### GOAL
Transcribe the listing that follows in full, omitting pictures.

### RAW DATA
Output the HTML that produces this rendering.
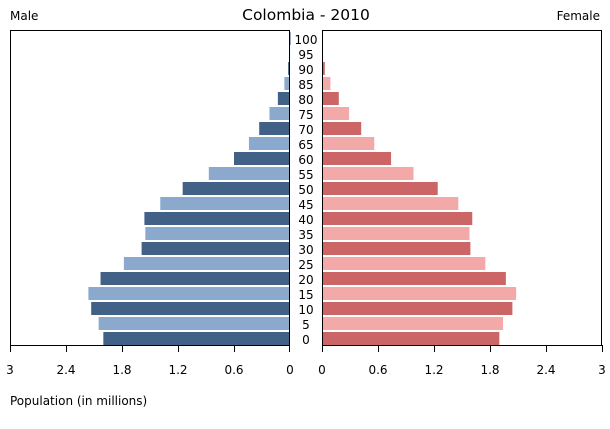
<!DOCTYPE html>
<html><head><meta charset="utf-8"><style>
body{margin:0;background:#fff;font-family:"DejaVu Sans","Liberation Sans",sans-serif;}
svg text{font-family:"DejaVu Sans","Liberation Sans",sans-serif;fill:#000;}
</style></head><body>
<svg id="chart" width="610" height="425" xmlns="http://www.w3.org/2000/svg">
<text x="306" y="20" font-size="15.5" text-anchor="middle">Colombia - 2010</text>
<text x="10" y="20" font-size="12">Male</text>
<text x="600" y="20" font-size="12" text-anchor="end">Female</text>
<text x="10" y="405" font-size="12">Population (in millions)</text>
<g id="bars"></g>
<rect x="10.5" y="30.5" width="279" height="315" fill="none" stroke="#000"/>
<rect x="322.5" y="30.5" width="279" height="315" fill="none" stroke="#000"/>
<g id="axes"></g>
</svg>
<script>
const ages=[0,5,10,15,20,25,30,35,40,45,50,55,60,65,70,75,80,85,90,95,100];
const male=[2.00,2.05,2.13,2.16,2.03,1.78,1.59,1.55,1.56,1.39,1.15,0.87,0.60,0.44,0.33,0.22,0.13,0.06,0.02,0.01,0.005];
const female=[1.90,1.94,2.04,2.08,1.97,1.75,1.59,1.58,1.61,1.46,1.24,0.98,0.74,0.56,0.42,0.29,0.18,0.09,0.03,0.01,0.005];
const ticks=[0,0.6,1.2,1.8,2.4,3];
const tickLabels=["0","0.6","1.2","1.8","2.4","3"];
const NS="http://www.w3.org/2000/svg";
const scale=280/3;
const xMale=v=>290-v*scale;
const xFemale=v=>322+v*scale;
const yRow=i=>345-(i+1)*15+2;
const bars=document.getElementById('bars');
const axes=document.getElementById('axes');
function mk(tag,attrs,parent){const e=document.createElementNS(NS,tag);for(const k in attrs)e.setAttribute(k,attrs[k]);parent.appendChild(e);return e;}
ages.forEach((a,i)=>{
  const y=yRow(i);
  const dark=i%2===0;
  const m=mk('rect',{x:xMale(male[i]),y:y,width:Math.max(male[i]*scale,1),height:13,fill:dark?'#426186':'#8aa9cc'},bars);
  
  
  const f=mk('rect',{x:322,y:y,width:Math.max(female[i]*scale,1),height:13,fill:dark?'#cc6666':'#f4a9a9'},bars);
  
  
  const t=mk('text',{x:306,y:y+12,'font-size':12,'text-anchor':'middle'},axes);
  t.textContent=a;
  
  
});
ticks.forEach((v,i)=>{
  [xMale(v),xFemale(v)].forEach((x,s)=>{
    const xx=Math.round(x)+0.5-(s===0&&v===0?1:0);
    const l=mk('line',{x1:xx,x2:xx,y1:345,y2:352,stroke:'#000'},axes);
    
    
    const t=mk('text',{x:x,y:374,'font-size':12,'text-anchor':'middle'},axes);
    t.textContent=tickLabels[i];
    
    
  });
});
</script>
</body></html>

### RESULT
Output the HTML that produces this rendering.
<!DOCTYPE html>
<html><head><meta charset="utf-8"><style>
body{margin:0;background:#fff;font-family:"DejaVu Sans","Liberation Sans",sans-serif;}
svg text{font-family:"DejaVu Sans","Liberation Sans",sans-serif;fill:#000;}
</style></head><body>
<svg id="chart" width="610" height="425" xmlns="http://www.w3.org/2000/svg">
<text x="306" y="20" font-size="15.5" text-anchor="middle">Colombia - 2010</text>
<text x="10" y="20" font-size="12">Male</text>
<text x="600" y="20" font-size="12" text-anchor="end">Female</text>
<text x="10" y="405" font-size="12">Population (in millions)</text>
<g id="bars"></g>
<rect x="10.5" y="30.5" width="279" height="315" fill="none" stroke="#000"/>
<rect x="322.5" y="30.5" width="279" height="315" fill="none" stroke="#000"/>
<g id="axes"></g>
</svg>
<script>
const ages=[0,5,10,15,20,25,30,35,40,45,50,55,60,65,70,75,80,85,90,95,100];
const male=[2.00,2.05,2.13,2.16,2.03,1.78,1.59,1.55,1.56,1.39,1.15,0.87,0.60,0.44,0.33,0.22,0.13,0.06,0.02,0.01,0.005];
const female=[1.90,1.94,2.04,2.08,1.97,1.75,1.59,1.58,1.61,1.46,1.24,0.98,0.74,0.56,0.42,0.29,0.18,0.09,0.03,0.01,0.005];
const ticks=[0,0.6,1.2,1.8,2.4,3];
const tickLabels=["0","0.6","1.2","1.8","2.4","3"];
const NS="http://www.w3.org/2000/svg";
const scale=280/3;
const xMale=v=>290-v*scale;
const xFemale=v=>322+v*scale;
const yRow=i=>345-(i+1)*15+2;
const bars=document.getElementById('bars');
const axes=document.getElementById('axes');
function mk(tag,attrs,parent){const e=document.createElementNS(NS,tag);for(const k in attrs)e.setAttribute(k,attrs[k]);parent.appendChild(e);return e;}
ages.forEach((a,i)=>{
  const y=yRow(i);
  const dark=i%2===0;
  const m=mk('rect',{x:xMale(male[i]),y:y,width:Math.max(male[i]*scale,1),height:13,fill:dark?'#426186':'#8aa9cc'},bars);
  
  
  const f=mk('rect',{x:322,y:y,width:Math.max(female[i]*scale,1),height:13,fill:dark?'#cc6666':'#f4a9a9'},bars);
  
  
  const t=mk('text',{x:306,y:y+12,'font-size':12,'text-anchor':'middle'},axes);
  t.textContent=a;
  
  
});
ticks.forEach((v,i)=>{
  [xMale(v),xFemale(v)].forEach((x,s)=>{
    const xx=Math.round(x)+0.5-(s===0&&v===0?1:0);
    const l=mk('line',{x1:xx,x2:xx,y1:345,y2:352,stroke:'#000'},axes);
    
    
    const t=mk('text',{x:x,y:374,'font-size':12,'text-anchor':'middle'},axes);
    t.textContent=tickLabels[i];
    
    
  });
});
</script>
</body></html>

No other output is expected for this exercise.